The dying flowers installation
The dying flowers installation
London based Scottish artist Anya Gallaccio has made an installation of 10,000 beautiful Holland roses, trees, flowers, candles, sand, and ice to explore the process of natural decay. According to the artist, she likes the mixture of celebration with death or decay. Her work is featured in numerous public and private collections, such as the Tate Gallery, the Victoria and Albert Museum, South Gallery in London, and the Museum of Contemporary Art in Sydney.
Anya Gallaccio was a nominee in the 2003 Turner Prize. Among other works of the artist – Stroke (1993) in which she covered benches in the gallery and cardboard panels attached to the walls with chocolate. In addition, “Two Hundred Kilos of Apples Tied to a Barren Apple Tree”, and Atelier Amden in Switzerland (1999). One of her installations, called “Because Nothing has Changed” (2000) represents a bronze sculpture of a tree adorned with porcelain apples. Besides, another installation “Because I Could Not Stop” (2002) is a similar bronze tree but with real apples which are left to rot.

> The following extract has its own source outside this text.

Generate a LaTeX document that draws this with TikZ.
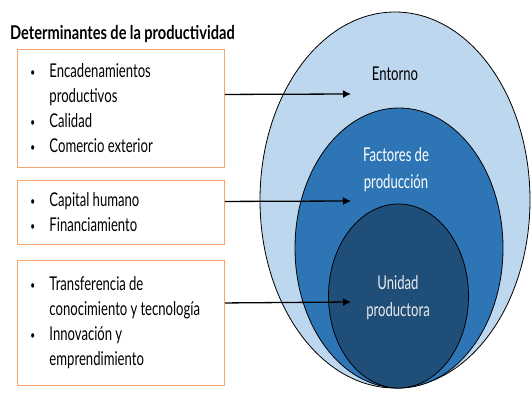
\documentclass[tikz,border=0pt]{standalone}
\usepackage{fontspec}
\setmainfont{Lato}[FakeStretch=0.69,WordSpace=0.95]
\newfontfamily\titlefont{Lato}[FakeStretch=0.77,WordSpace=0.95]
\usetikzlibrary{arrows.meta}
\definecolor{outerblue}{HTML}{BDD7EE}
\definecolor{midblue}{HTML}{2E75B6}
\definecolor{innerblue}{HTML}{1F4E79}
\definecolor{boxorange}{HTML}{F5A66E}
\newcommand{\bl}[1]{\makebox[19pt][l]{\raisebox{1pt}{\fontsize{12}{12}\selectfont\textbullet}}#1}
\newcommand{\ct}[1]{\hspace*{19pt}#1}
\tikzset{
  detbox/.style={draw=boxorange, line width=0.9pt, anchor=north west, inner xsep=13pt, inner ysep=0pt,
    text width=181pt, align=flush left, font=\fontsize{19}{25}\selectfont},
  ring/.style={draw=black, line width=0.8pt},
  conn/.style={line width=1.3pt, -{Latex[length=8pt,width=8pt]}},
  lbl/.style={font=\fontsize{19}{27}\selectfont, align=center}
}
\begin{document}
\begin{tikzpicture}[x=1pt,y=-1pt]
\useasboundingbox (0,0) rectangle (531,394);
\fill[white] (0,0) rectangle (531,394);
% ellipses
\filldraw[ring, fill=outerblue] (395,200) ellipse [x radius=135pt, y radius=188pt];
\filldraw[ring, fill=midblue] (399,248) ellipse [x radius=104pt, y radius=140pt];
\filldraw[ring, fill=innerblue] (398.5,296) ellipse [x radius=70pt, y radius=92pt];
\node[lbl, text=black] (entorno) at (395,74) {Entorno};
\node[lbl, text=white] (factores) at (396,170) {Factores de\\producción};
\node[lbl, text=white!92!black] (unidad) at (398,298) {Unidad\\productora};
% title
\node[anchor=base west, inner sep=0pt, font=\titlefont\bfseries\fontsize{19}{22}\selectfont] (title) at (10,39) {Determinantes de la productividad};
% boxes
\node[detbox, minimum height=118pt] (b1) at (17,49)
  {\bl{Encadenamientos}\\\ct{productivos}\\\bl{Calidad}\\\bl{Comercio exterior}};
\node[detbox, minimum height=64pt] (b2) at (17,180)
  {\bl{Capital humano}\\\bl{Financiamiento}};
\node[detbox, minimum height=125pt] (b3) at (17,260)
  {\bl{Transferencia de}\\\ct{conocimiento y tecnología}\\\bl{Innovación y}\\\ct{emprendimiento}};
% arrow targets
\coordinate (t1) at (351,94);
\coordinate (t2) at (351,201);
\coordinate (t3) at (351,302);
\draw[conn] ([yshift=14pt]b1.east) -- (t1);
\draw[conn] ([yshift=11pt]b2.east) -- (t2);
\draw[conn] ([yshift=20pt]b3.east) -- (t3);
\end{tikzpicture}
\end{document}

The dying flowers installation
Anya Gallaccio uses organic materials, among them – fruit, vegetables and flowers, which undergo a change before being exhibited. In Red on Green (1992), ten thousand rose heads placed on a bed of their stalks gradually withered as the exhibition went on. For Intensities and Surfaces (1996) Gallaccio left a thirty two ton block of ice with a salt core in the disused pump station at Wapping and allowed it to melt.